SPICE: SPectra Integration Compiled Engine¶
SPICE (SPectra Integration Compiled Engine) is a Python library designed for simulating synthetic spectra of inhomogeneous stellar surfaces. SPICE offers the following capabilities:
The core principle of SPICE is numerical integration over a stellar surface. Here’s how it works:
The stellar surface is divided into many small elements using tessellation.
For each surface element, a synthetic spectrum is calculated.
These individual spectra are then summed to produce the final, integrated spectrum of the entire stellar surface.
This approach allows SPICE to accurately model stars with inhomogeneous surfaces, including features like spots, temperature variations, or chemical abundance patterns.

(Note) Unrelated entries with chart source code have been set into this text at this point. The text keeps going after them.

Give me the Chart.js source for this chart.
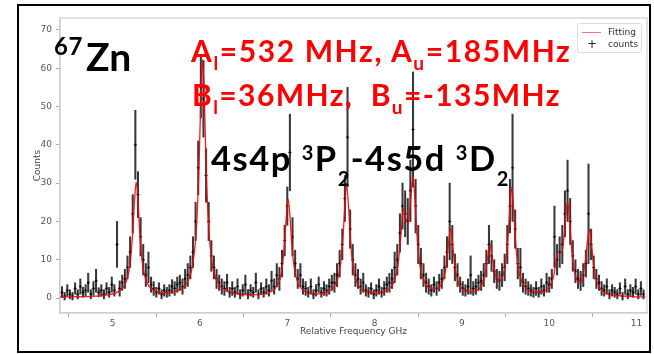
<!DOCTYPE html>
<html>
<head>
<meta charset="utf-8">
<script src="https://cdn.jsdelivr.net/npm/chart.js@4.4.1/dist/chart.umd.min.js"></script>
<style>
  html,body{margin:0;padding:0;background:#fff;}
  body{width:654px;height:354px;position:relative;overflow:hidden;}
  #wrap{position:absolute;left:0;top:0;width:654px;height:354px;}
  #frame{position:absolute;left:17px;top:4px;width:634px;height:349px;box-sizing:border-box;border:2px solid #000;pointer-events:none;}
  .big{position:absolute;white-space:nowrap;font-family:Lato,'Open Sans',sans-serif;font-weight:700;line-height:1;}
  .sup,.sub{position:relative;}
  #legend{position:absolute;left:577px;top:23px;width:65px;height:30px;box-sizing:border-box;border:1px solid #dcdcdc;border-radius:3px;background:rgba(255,255,255,0.85);font-family:'DejaVu Sans',sans-serif;font-size:9px;color:#333;}
  #legend .row{position:absolute;left:0;width:100%;height:12px;line-height:12px;}
  #legend .lab{position:absolute;left:30px;}
</style>
</head>
<body>
<div id="wrap"><canvas id="c" width="654" height="354"></canvas></div>

<div class="big" style="left:54px;top:34px;font-size:24px;letter-spacing:0.5px;color:#000;">67</div>
<div class="big" style="left:86px;top:37px;font-size:39px;color:#000;">Zn</div>

<div class="big" style="left:191px;top:35px;font-size:30px;letter-spacing:1.6px;color:#ff0000;">A<span class="sub" style="font-size:19px;top:8.4px;">l</span>=532 MHz, A<span class="sub" style="font-size:19px;top:8.4px;">u</span>=185MHz</div>
<div class="big" style="left:192px;top:78.5px;font-size:30px;letter-spacing:1.4px;color:#ff0000;">B<span class="sub" style="font-size:19px;top:8.4px;">l</span>=36MHz,&nbsp; B<span class="sub" style="font-size:19px;top:8.4px;">u</span>=-135MHz</div>

<div class="big" style="left:211px;top:141px;font-size:34.5px;letter-spacing:1.5px;color:#000;">4s4p <span class="sup" style="font-size:20px;top:-11px;">3</span>P<span class="sub" style="font-size:20px;top:15px;">2</span>-4s5d <span class="sup" style="font-size:20px;top:-11px;">3</span>D<span class="sub" style="font-size:20px;top:15px;">2</span></div>

<div id="legend">
  <div class="row" style="top:2px;"><span style="position:absolute;left:4px;top:6px;width:19px;height:0;border-top:1.5px solid rgba(255,60,60,0.7);"></span><span class="lab">Fitting</span></div>
  <div class="row" style="top:14px;"><span style="position:absolute;left:9px;font-size:12px;color:#222;">+</span><span class="lab">counts</span></div>
</div>

<div id="frame"></div>

<script>
// ---- data ----
const xTicks = [5, 6, 7, 8, 9, 10, 11];
const yTicks = [0, 10, 20, 30, 40, 50, 60, 70];

// fitted curve (Relative Frequency GHz, Counts)
const fitX = [4.40,4.60,4.80,4.95,5.05,5.12,5.17,5.20,5.23,5.25,
  5.27,5.29,5.31,5.34,5.38,5.44,5.52,5.62,5.72,5.80,
  5.86,5.92,5.96,5.99,6.01,6.03,6.05,6.07,6.10,6.14,
  6.20,6.28,6.40,6.55,6.70,6.80,6.86,6.91,6.94,6.97,
  6.99,7.01,7.03,7.05,7.08,7.12,7.18,7.26,7.35,7.45,
  7.53,7.58,7.61,7.64,7.66,7.68,7.70,7.72,7.75,7.79,
  7.85,7.95,8.05,8.13,8.19,8.23,8.27,8.30,8.33,8.355,
  8.385,8.41,8.44,8.46,8.49,8.53,8.59,8.65,8.72,8.77,
  8.81,8.84,8.87,8.90,8.93,8.97,9.03,9.10,9.17,9.22,
  9.26,9.29,9.32,9.35,9.39,9.43,9.47,9.50,9.53,9.55,
  9.57,9.59,9.61,9.64,9.68,9.74,9.82,9.92,10.00,10.05,
  10.10,10.14,10.17,10.19,10.21,10.23,10.26,10.30,10.34,10.38,
  10.41,10.44,10.46,10.48,10.51,10.55,10.61,10.70,10.80,10.95,
  11.10];
const fitY = [0.28,0.35,0.5,0.84,1.48,2.78,5.36,9.1,17.1,25.4,
  30.35,25.4,17.2,9.2,4.74,2.48,1.57,1.38,1.73,2.65,
  4.4,9.2,18.4,35.0,52.1,62.3,52.2,35.0,18.4,9.2,
  4.3,2.2,1.2,0.85,0.95,1.56,2.4,4.6,7.75,14.55,
  21.6,25.8,21.7,14.6,7.85,4.1,2.1,1.3,1.1,1.5,
  2.75,5.2,8.8,16.5,24.5,29.3,24.5,16.5,8.75,4.45,
  2.3,1.45,1.45,1.95,3.0,4.7,9.0,16.0,23.3,21.0,
  19.4,24.8,31.9,26.4,14.9,7.2,3.5,2.5,2.6,3.8,
  6.9,12.7,18.1,12.6,6.8,3.5,2.0,1.6,1.95,3.05,
  5.5,9.8,13.9,10.2,5.55,4.6,5.95,9.15,16.5,24.1,
  28.9,24.0,16.3,8.6,4.7,2.5,1.55,1.65,2.85,5.7,
  12.0,11.8,16.0,21.8,25.3,21.3,12.1,6.0,4.0,5.5,
  8.9,15.2,17.9,15.0,8.3,4.0,1.85,0.95,0.6,0.4,
  0.3];

// measured counts with error
const countX = [4.42,4.45,4.48,4.51,4.54,4.57,4.60,4.63,4.66,4.69,
  4.72,4.75,4.78,4.81,4.84,4.87,4.90,4.93,4.96,4.99,
  5.02,5.05,5.08,5.11,5.14,5.17,5.20,5.23,5.26,5.29,
  5.32,5.35,5.38,5.41,5.44,5.47,5.50,5.53,5.56,5.59,
  5.62,5.65,5.68,5.71,5.74,5.77,5.80,5.83,5.86,5.89,
  5.92,5.95,5.98,6.01,6.04,6.07,6.10,6.13,6.16,6.19,
  6.22,6.25,6.28,6.31,6.34,6.37,6.40,6.43,6.46,6.49,
  6.52,6.55,6.58,6.61,6.64,6.67,6.70,6.73,6.76,6.79,
  6.82,6.85,6.88,6.91,6.94,6.97,7.00,7.03,7.06,7.09,
  7.12,7.15,7.18,7.21,7.24,7.27,7.30,7.33,7.36,7.39,
  7.42,7.45,7.48,7.51,7.54,7.57,7.60,7.63,7.66,7.69,
  7.72,7.75,7.78,7.81,7.84,7.87,7.90,7.93,7.96,7.99,
  8.02,8.05,8.08,8.11,8.14,8.17,8.20,8.23,8.26,8.29,
  8.32,8.35,8.38,8.41,8.44,8.47,8.50,8.53,8.56,8.59,
  8.62,8.65,8.68,8.71,8.74,8.77,8.80,8.83,8.86,8.89,
  8.92,8.95,8.98,9.01,9.04,9.07,9.10,9.13,9.16,9.19,
  9.22,9.25,9.28,9.31,9.34,9.37,9.40,9.43,9.46,9.49,
  9.52,9.55,9.58,9.61,9.64,9.67,9.70,9.73,9.76,9.79,
  9.82,9.85,9.88,9.91,9.94,9.97,10.00,10.03,10.06,10.09,
  10.12,10.15,10.18,10.21,10.24,10.27,10.30,10.33,10.36,10.39,
  10.42,10.45,10.48,10.51,10.54,10.57,10.60,10.63,10.66,10.69,
  10.72,10.75,10.78,10.81,10.84,10.87,10.90,10.93,10.96,10.99,
  11.02,11.05,11.08];
const countY = [1.5,0.5,2,1,0.5,2.5,1,3,1.5,2,
  4,1,2.5,4.5,1.5,2,1,2.5,1.5,3.5,
  2,14,2.5,4,5,8,12,22,40,27,
  16,10,6,8,3.5,2.5,1.5,2.5,1,2,
  1.5,2,3,2.5,3.5,4,3,5,6,8,
  12,20,34,55,52,32,20,11,8,5,
  4,3,2.5,4,1.5,2.5,1.5,3,1,2,
  3.5,1,2,1.5,4,1,2.5,1.5,3,2,
  4.5,3,6,5,9,15,24,38,16,9,
  5,6,3,2.5,1.5,3,1,2,3.5,1.5,
  2.5,2,3,4,4,6,9,14,26,42,
  18,10,6,5,3,4,2,1.5,2.5,1,
  2,3,1.5,2.5,3.5,4,5,8,10,17,
  24,22,20,28,44,24,14,9,6,4,
  3,2,3.5,2.5,4,5,8,12,20,14,
  8,6,3.5,2.5,2,3,6,2.5,3,4,
  4.5,6,9,14,11,7,5,4.5,6,8,
  14,24,34,18,9,8,4,3,2.5,2,
  1.5,2.5,1.5,3,2,4,3.5,5,16,10,
  12,14,22,28,20,11,7,5,4.5,6,
  9,22,14,8,5,4,2.5,2,3,1,
  2,1.5,1,2.5,0.5,3,1,2,1.5,3,
  1,2.5,1];
const countErr = [1.5,1,1.5,1.2,1,1.5,1.2,2,1.3,1.5,
  2.5,1.2,1.8,3,1.2,1.5,1.2,1.5,1.3,2,
  1.5,6,2,2,2.5,3,4,5,9,6,
  5,4,3,4,2,1.8,1.3,1.5,1.2,1.5,
  1.3,1.5,1.8,1.8,2,2,2,2.5,3,3,
  4,5,7,8,10,7,5,4,3,2.5,
  2,2,1.8,2.2,1.3,1.8,1.3,2,1.2,1.5,
  2.5,1.2,1.5,1.3,2.5,1.2,1.5,1.3,2,1.5,
  2.5,2,3,3,3.5,4,5,10,5,3.5,
  2.5,3,2,1.8,1.3,2,1.2,1.5,2,1.3,
  1.8,1.5,2,2,2.5,3,3.5,4,6,13,
  5,4,3,2.5,2,2.5,1.5,1.3,1.5,1.2,
  1.5,2,1.3,1.8,2,2.5,2.5,4,4,5,
  6,6,6,8,15,7,5,4,3,2.5,
  2,1.5,2,1.8,2.2,2.5,3,4,10,5,
  3.5,3,2,1.8,1.5,2,5,1.8,2,2,
  2.5,3,3.5,5,4,3,2.5,2.5,3,3.5,
  5,7,14,5,4,5,2.5,2,1.8,1.5,
  1.3,1.8,1.3,2,1.5,2.5,2,2.5,8,4,
  4,5,6,8,6,4,3,2.5,2.5,3,
  3.5,13,4,3,2.5,2,1.8,1.5,2,1.2,
  1.5,1.3,1.2,1.5,1,2,1.2,1.5,1.3,2,
  1.2,1.8,1.2];

// ---- build datasets from the arrays ----
const fitData = fitX.map((x, i) => ({x: x, y: fitY[i]}));
const pointData = countX.map((x, i) => ({x: x, y: countY[i]}));
const barData = countX.map((x, i) => ({x: x, y: [Math.max(-0.5, countY[i] - countErr[i]), countY[i] + countErr[i]]}));

const tickFont = {family: "'DejaVu Sans', sans-serif", size: 9};

const spines = {
  id: 'spines',
  beforeDatasetsDraw(chart) {
    const {ctx, chartArea: a} = chart;
    ctx.save();
    ctx.strokeStyle = '#cfcfcf';
    ctx.lineWidth = 1.2;
    ctx.strokeRect(a.left, a.top, a.right - a.left, a.bottom - a.top);
    ctx.restore();
  }
};

new Chart(document.getElementById('c'), {
  type: 'line',
  data: {
    datasets: [
      {
        label: 'Fitting',
        data: fitData,
        borderColor: 'rgba(255,0,0,0.9)',
        borderWidth: 1.3,
        pointRadius: 0,
        cubicInterpolationMode: 'monotone',
        fill: false,
        order: 0
      },
      {
        label: 'counts',
        data: pointData,
        showLine: false,
        pointStyle: 'cross',
        pointRadius: 1.6,
        pointBorderWidth: 1,
        borderColor: 'rgba(0,0,0,0.8)',
        backgroundColor: 'rgba(0,0,0,0.8)',
        order: 1
      },
      {
        type: 'bar',
        label: 'err',
        data: barData,
        backgroundColor: 'rgba(0,0,0,0.78)',
        borderWidth: 0,
        barThickness: 1.4,
        grouped: false,
        order: 2
      }
    ]
  },
  options: {
    responsive: false,
    devicePixelRatio: 1,
    animation: false,
    layout: {padding: {left: 0, right: 7, top: 18, bottom: 0}},
    plugins: {legend: {display: false}, tooltip: {enabled: false}},
    scales: {
      x: {
        type: 'linear',
        min: 4.397,
        max: 11.12,
        offset: false,
        afterFit(s) { s.height = 41; },
        afterBuildTicks(s) { s.ticks = xTicks.map(v => ({value: v})); },
        grid: {drawOnChartArea: false, drawTicks: true, tickLength: 4, color: '#aaa'},
        border: {display: true, color: '#c8c8c8', width: 1.2},
        ticks: {font: tickFont, color: '#555', padding: 1, maxRotation: 0, autoSkip: false},
        title: {display: true, text: 'Relative Frequency GHz', font: tickFont, color: '#444', padding: {top: 17, bottom: 17}}
      },
      y: {
        type: 'linear',
        min: -3.9,
        max: 73.1,
        afterFit(s) { s.width = 60; },
        afterBuildTicks(s) { s.ticks = yTicks.map(v => ({value: v})); },
        grid: {drawOnChartArea: false, drawTicks: true, tickLength: 4, color: '#aaa'},
        border: {display: true, color: '#c8c8c8', width: 1.2},
        ticks: {font: tickFont, color: '#555', padding: 4},
        title: {display: true, text: 'Counts', font: tickFont, color: '#444', padding: {top: 32, bottom: 32}}
      }
    }
  },
  plugins: [spines]
});
</script>
</body>
</html>
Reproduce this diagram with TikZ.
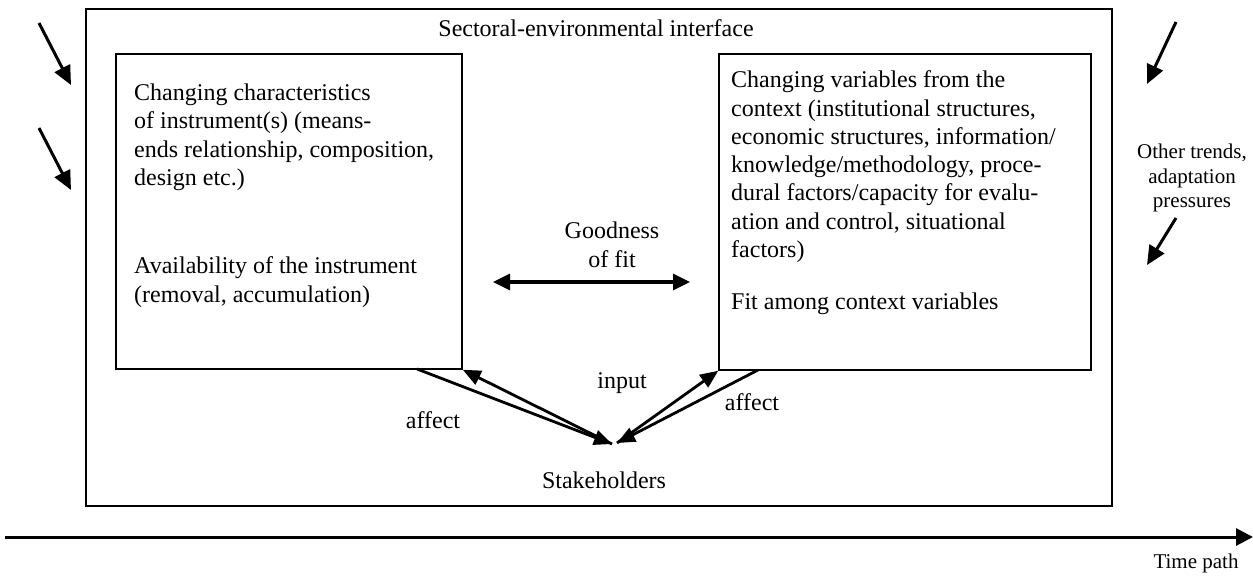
\documentclass[tikz,border=0pt]{standalone}
\usepackage{fontspec}
\setmainfont{Liberation Serif}
\usetikzlibrary{arrows.meta}
\begin{document}
\begin{tikzpicture}[x=1pt,y=-1pt,
  box/.style={draw=black,line width=1.5pt,inner sep=0pt,fill=none},
  txt/.style={inner sep=0pt,font=\fontsize{24}{28.3}\selectfont},
  para/.style={txt,align=left,anchor=north west},
  thickarrow/.style={line width=3pt,-{Triangle[length=19pt,width=17pt]}},
  linkarrow/.style={line width=2.8pt,-{Triangle[length=18pt,width=15pt]}},
  fitarrow/.style={line width=3.2pt,{Triangle[length=17pt,width=16pt]}-{Triangle[length=17pt,width=16pt]}}
]
\useasboundingbox (0,0) rectangle (1253,576);
% boxes
\node[box,minimum width=1026pt,minimum height=497pt] (outer) at (599,257.5) {};
\node[box,minimum width=346pt,minimum height=315pt] (lb) at (289,211.5) {};
\node[box,minimum width=372pt,minimum height=316pt] (rb) at (905,212) {};
% texts
\node[txt,anchor=base] (title) at (596,36) {Sectoral-environmental interface};
\node[para] (l1) at (134,83.6) {Changing characteristics\\of instrument(s) (means-\\ends relationship, composition,\\design etc.)};
\node[para] (l2) at (134,256.6) {Availability of the instrument\\(removal, accumulation)};
\node[para] (r1) at (731,70.6) {Changing variables from the\\context (institutional structures,\\economic structures, information/\\knowledge/methodology, proce-\\dural factors/capacity for evalu-\\ation and control, situational\\factors)};
\node[para] (r2) at (731,292.6) {Fit among context variables};
\node[txt,anchor=base,align=center] (gof) at (612,267) {Goodness\\of fit};
\node[txt,anchor=base] (input) at (622,388) {input};
\node[txt,anchor=base] (affl) at (433,428) {affect};
\node[txt,anchor=base] (affr) at (752,410) {affect};
\node[txt,anchor=base] (stake) at (604,488) {Stakeholders};
\node[txt,anchor=base,font=\fontsize{21}{25}\selectfont] (time) at (1196,568) {Time path};
\node[txt,align=center,anchor=north,font=\fontsize{21}{24.5}\selectfont] (other) at (1192,144) {Other trends,\\adaptation\\pressures};
% goodness of fit arrow
\coordinate (gfl) at (493,282);
\coordinate (gfr) at (690,282);
\draw[fitarrow] (gfl) -- (gfr);
% stakeholder arrows
\coordinate (sk) at (612,444);
\coordinate (skb) at (617,443);
\coordinate (la) at (417,369);
\coordinate (ra) at (758,370);
\draw[linkarrow] (la) -- (sk);
\draw[linkarrow] (sk) -- (lb.south east);
\draw[linkarrow] (skb) -- (rb.south west);
\draw[linkarrow] (ra) -- (skb);
% outside trend arrows
\coordinate (a1s) at (39,23);  \coordinate (a1e) at (71,85);
\coordinate (a2s) at (39,128); \coordinate (a2e) at (71,190);
\coordinate (a3s) at (1176,22); \coordinate (a3e) at (1147,84);
\coordinate (a4s) at (1176,218); \coordinate (a4e) at (1147,265);
\draw[thickarrow] (a1s) -- (a1e);
\draw[thickarrow] (a2s) -- (a2e);
\draw[thickarrow] (a3s) -- (a3e);
\draw[thickarrow] (a4s) -- (a4e);
% time path
\coordinate (t0) at (5,537);
\coordinate (t1) at (1253,537);
\draw[line width=3pt,-{Triangle[length=17pt,width=17pt]}] (t0) -- (t1);
\end{tikzpicture}
\end{document}
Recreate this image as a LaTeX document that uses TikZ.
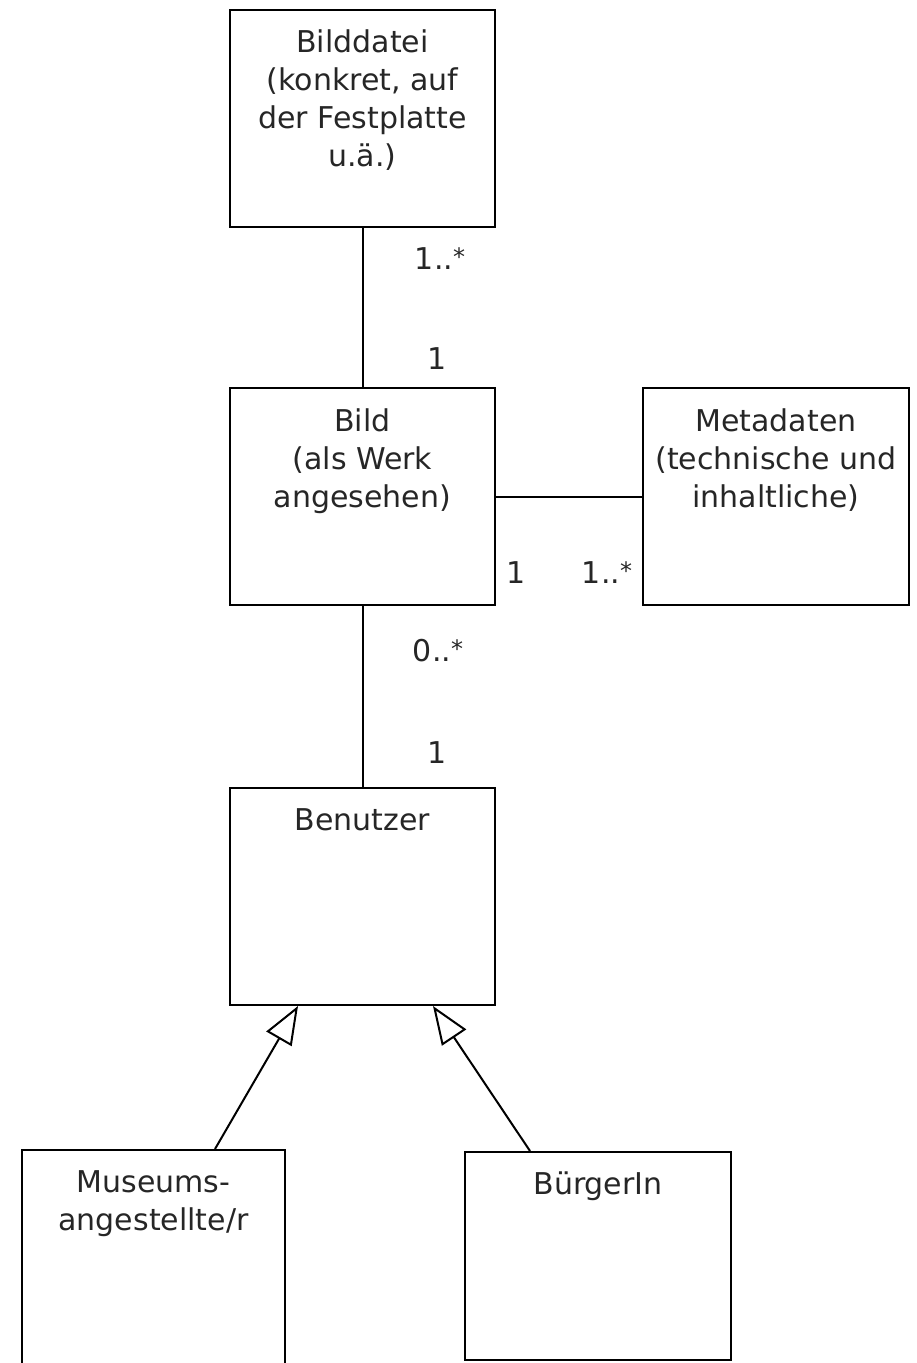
\documentclass[tikz,border=0pt]{standalone}
\usepackage{fontspec}
\setmainfont{DejaVu Sans}
\usetikzlibrary{arrows.meta}

\newcommand{\stern}{\raisebox{3.5pt}{\fontsize{24}{24}\selectfont *}}

\begin{document}
\begin{tikzpicture}[x=1pt, y=-1pt,
    klasse/.style={draw, line width=2pt, minimum width=265pt, minimum height=217pt, inner sep=0pt},
    titel/.style={anchor=north, align=center, inner sep=0pt, yshift=-21pt},
    mult/.style={anchor=base, inner sep=0pt},
    verbindung/.style={line width=2pt},
    erbt/.style={line width=2pt, -{Triangle[open, length=38pt, width=29pt]}},
    every node/.style={font=\fontsize{30}{38}\selectfont, text=black!85}]

\useasboundingbox (0,0) rectangle (916,1363);

% ===== Klassen =====
\node[klasse] (bilddatei) at (362.5,118.5) {};
\node[klasse] (bild) at (362.5,496.5) {};
\node[klasse, minimum width=266pt] (metadaten) at (776,496.5) {};
\node[klasse] (benutzer) at (362.5,896.5) {};
\node[klasse, minimum width=263pt, minimum height=222pt] (museum) at (153.5,1261) {};
\node[klasse, minimum width=266pt, minimum height=208pt] (buergerin) at (598,1256) {};

% ===== Namen =====
\node[titel] (bilddatei-t) at (bilddatei.north) {Bilddatei\\(konkret, auf\\der Festplatte\\u.ä.)};
\node[titel] (bild-t) at (bild.north) {Bild\\(als Werk\\angesehen)};
\node[titel] (metadaten-t) at (metadaten.north) {Metadaten\\(technische und\\inhaltliche)};
\node[titel] (benutzer-t) at (benutzer.north) {Benutzer};
\node[titel] (museum-t) at (museum.north) {Museums-\\angestellte/r};
\node[titel] (buergerin-t) at (buergerin.north) {BürgerIn};

% ===== Assoziationen =====
\draw[verbindung] (bilddatei) -- (bild);
\draw[verbindung] (bild) -- (metadaten);
\draw[verbindung] (bild) -- (benutzer);

% ===== Vererbung =====
\draw[erbt] ([xshift=61.5pt]museum.north) -- ([xshift=-64.5pt]benutzer.south);
\draw[erbt] ([xshift=-68pt]buergerin.north) -- ([xshift=70.5pt]benutzer.south);

% ===== Multiplizitaeten =====
\node[mult] (m-bilddatei) at (440,269) {1..\stern};
\node[mult] (m-bild-oben) at (437,369) {1};
\node[mult] (m-bild-rechts) at (516,583) {1};
\node[mult] (m-metadaten) at (607,583) {1..\stern};
\node[mult] (m-bild-unten) at (438,661) {0..\stern};
\node[mult] (m-benutzer) at (437,763) {1};

\end{tikzpicture}
\end{document}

Stellar Surface Modeling: - Create icosphere models of stellar surfaces with varying resolutions - Add spots and other surface features to the stellar models - Implement rotation and pulsations for stellar mesh models
Spectral Synthesis: - Generate synthetic spectra using various models (e.g., Blackbody, TransformerPayne) - Simulate observed flux for different stellar configurations with varying resolutions - Account for Doppler shifts in spectral calculations
Synthetic Photometry: - Calculate monochromatic and bolometric luminosities - Compute magnitudes in various photometric systems (e.g., AB, ST) - Support for multiple standard filters (e.g., Johnson, Bessel, Gaia)
Binary System Modeling: - Simulate synthetic spectra and photometric for binary star systems - Account for eclipsing
Data Visualization: - 3D plotting of stellar surface models - Spectrum visualization tools
Performance Optimization: - Utilize JAX for efficient computations - Support for GPU acceleration
Interoperability: - Integration with other astronomical tools and libraries (e.g., PHOEBE, Synphot)
The underlying spectrum model is configurable - we provide a machine-learning based spectrum emulator, Transformer Payne
Note
This project is under active development.